On-farm research is one of the best ways a grower can explore ways to improve crop load management in a given fruit variety and orchard location. During the past several growing seasons, local growers cooperated in Penn State extension trials designed to test new strategies for improving fruit size in fourteen commercial apple, peach, plum or Asian pear plantings. New thinning strategies applied during bloom generally resulted in an improved distribution of fruit in higher packout size categories. Another benefit was increased management efficiency. In stone fruit orchards, follow-up hand thinning times were reduced by 20 to 50 percent.
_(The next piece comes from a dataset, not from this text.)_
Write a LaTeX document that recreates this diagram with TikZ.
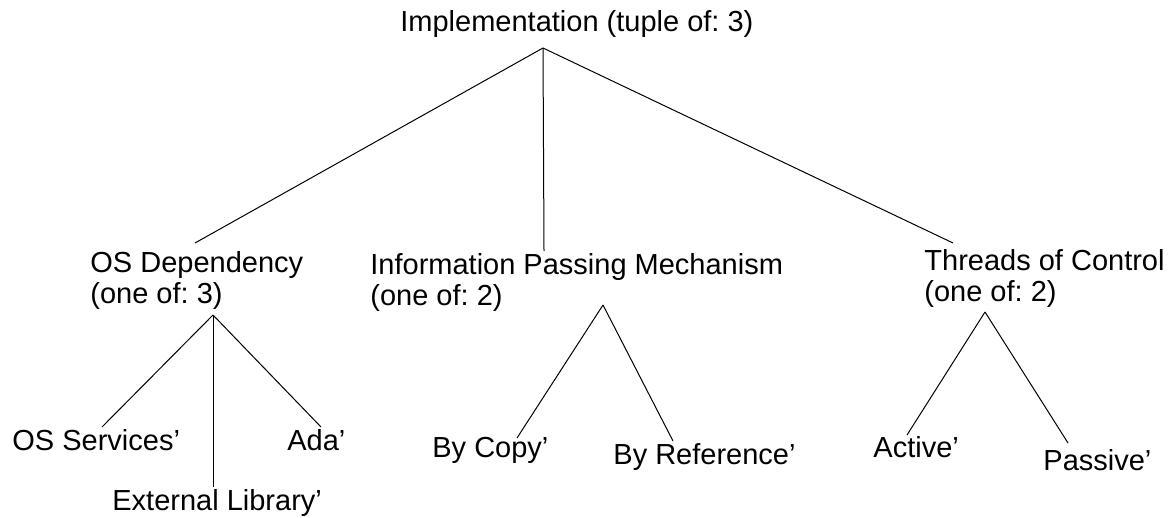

Economic analyses indicated that the combined effects of reduced costs and higher profits significantly improved net returns.
Individuals who grow fruit for a hobby will also find that it is helpful to experiment with numbers of fruit removed and thinning timings. A “rule of thumb” is to space peaches six inches apart and apples six to eight inches apart, leaving only one apple per spur. Since an apple tree can develop an alternate bearing habit (a heavy crop of small fruit one year followed by no or few fruit the next), it is important to thin within a month after bloom. With experience, you will learn to balance crop load to tree growth.
For more information on fruit thinning and other home orchard management practices, home gardeners may request a Home Orchard Calendar from the Extension Office in Adams County. Commercial growers are invited to register for an in-depth workshop on crop load management to be held at the Adams County Agricultural and Natural Resources Center, 670 Old Harrisburg Rd., on Tuesday, December 20th. You may register on line at http://extension.psu.edu/fruit-times (click on events) or call 717-334-6271.
Dr. Tara Baugher is the Penn State Extension Tree Fruit Educator serving Adams County and the fruit belt region. Penn State is committed to affirmative action, equal opportunity, and the diversity of its workforce. Penn State Extension in Adams County is located at 670 Old Harrisburg Road, Suite 204, Gettysburg, PA 17325, phone 717-334-6271 or e-mail AdamsExt@psu.edu.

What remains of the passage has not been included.